Life, Europe

Poland’s Tatar Muslim community on front line of Ukraine war

It is an unenviable position, caught along the border during an ongoing war on the other side, but Poland’s Tatars have long learned to manage

Jo Harper  | 16.03.2023 - Update : 21.03.2023
Poland’s Tatar Muslim community on front line of Ukraine war

WARSAW 

Mizar, a Muslim cemetery, is less than a kilometer outside the small village of Bohoniki in northeastern Poland.

You pass the last houses, turn left along a track lined with trees. Behind a wall, between the trees, tombstones with crescent-shaped monuments begin.

The village is located 9 kilometers (5.6 miles) in a straight line from Poland’s border with Belarus.

The refugee burial area is in the far corner of the cemetery. There are seven graves among the birch trees surrounded by stones.

Since autumn 2021, the cemetery near Bohoniki has become a burial place for refugees who have died crossing the Polish-Belarusian border.

The first such burial, organized by the Dialog Foundation, which runs an open center for foreigners in nearby Bialystok, northeastern Poland, took place in mid-October 2021.

Activists from the Podlaskie Voluntary Humanitarian Aid Service and the Ocalenie Foundation, a group of Chechen refugees living in Bialystok, help organize the funerals.

Maciej Szczesnowicz, the head of the Muslim community, works with them.

"In 2021, the first group was caught. It was six children, three women, and two men,” Szczesnowicz said. “We helped them, gave them food, and took them to the hospital. We tried to help as much as we could.”

“As of today, we are now preparing for three more funerals,” he added.

“It is not important for us a person’s faith or the color of people’s skin. We help everyone. They were tricked by the Lukashenka regime and didn’t know that it was Poland and not Germany over the border. What happened here is simply criminal,” he said.

A Kurdish woman named Avin from Iraq, together with her five children, husband and three other men, were found by activists from Grupa Granica in the forest near Narewka. According to Polish volunteers, the woman was howling in pain. Doctors diagnosed her with hypothermia and acidosis. She was six months pregnant.

The Polish Border Guard separated the group and the critically ill woman was taken to a hospital in Hajnowka, while her husband and children were placed in an open center in Bialystok. The remaining men were pushed back into Belarus.

Avin had a miscarriage in the hospital and died three weeks later. Her body was transported to Iraq. Her son stayed in Bohoniki.

On Dec. 5, 2022, a sixth grave was dug, that of Musa.

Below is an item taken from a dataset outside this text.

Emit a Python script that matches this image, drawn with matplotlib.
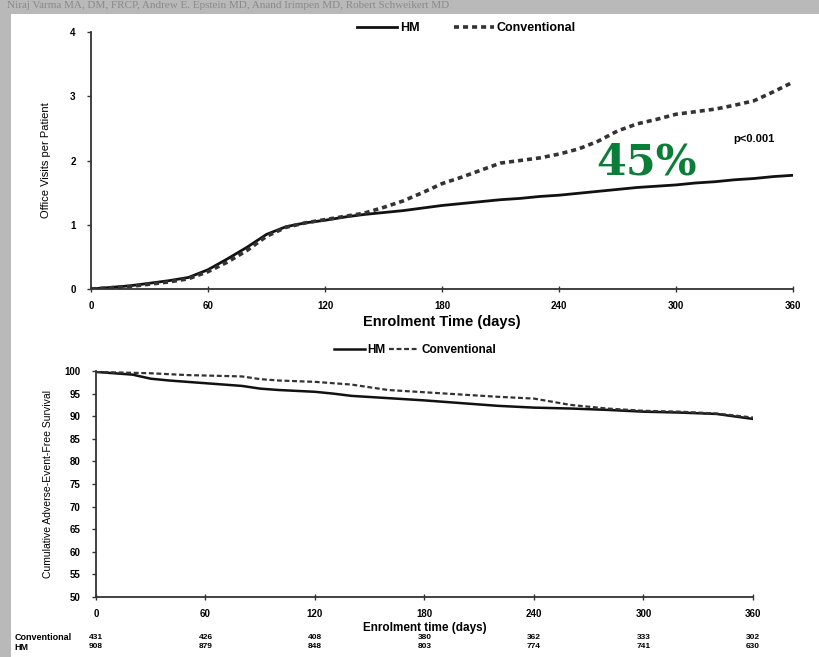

According to official statistics, Musa was the 19th casualty along the Polish-Belarusian border. The Helsinki Foundation for Human Rights said about 200 people have gone missing at the border. The real number of migrant deaths remains unknown.


A long history

Present for six centuries on Polish territory, the Tatars are a discreet and little-known Muslim minority.

While Poland has a long history of Catholic-Orthodox and Catholic-Judaic relations, Tatars were the only ones to bring and maintain strong links to Islamic culture.

Their ancestors were from the Golden Horde, a Turko-Mongol Empire of the 14th and 15th centuries who were integrated into the army of the Grand Duchy of Lithuania.

Over the years, they lost their Tatar language from the Kipchak group of the Turkic languages and adopted Belarusian, Lithuanian, or Polish.

They have also adapted their practice of Islam to Polish society. Many eat pork and drink alcohol, for example, or buy a Christmas tree for Christmas.

According to estimates, by 1590-1591, there were about 200,000 Lipka Tatars living in the Polish-Lithuanian Commonwealth, with about 400 mosques serving them. Today there are 10,000-15,000 Lipka Tatars in the former areas of the Polish-Lithuanian Commonwealth.

In Poland, the 2011 census showed 1,916 people declaring Tatar ethnicity.

Of a total of five mosques operating in Poland, two are in the Tatar enclave of eastern Poland.

The mosque in Bohoniki is the smaller of two but it more resembles traditional mosques. Instead of two towers, it has a single tower with an onion-shaped top finished with a crescent.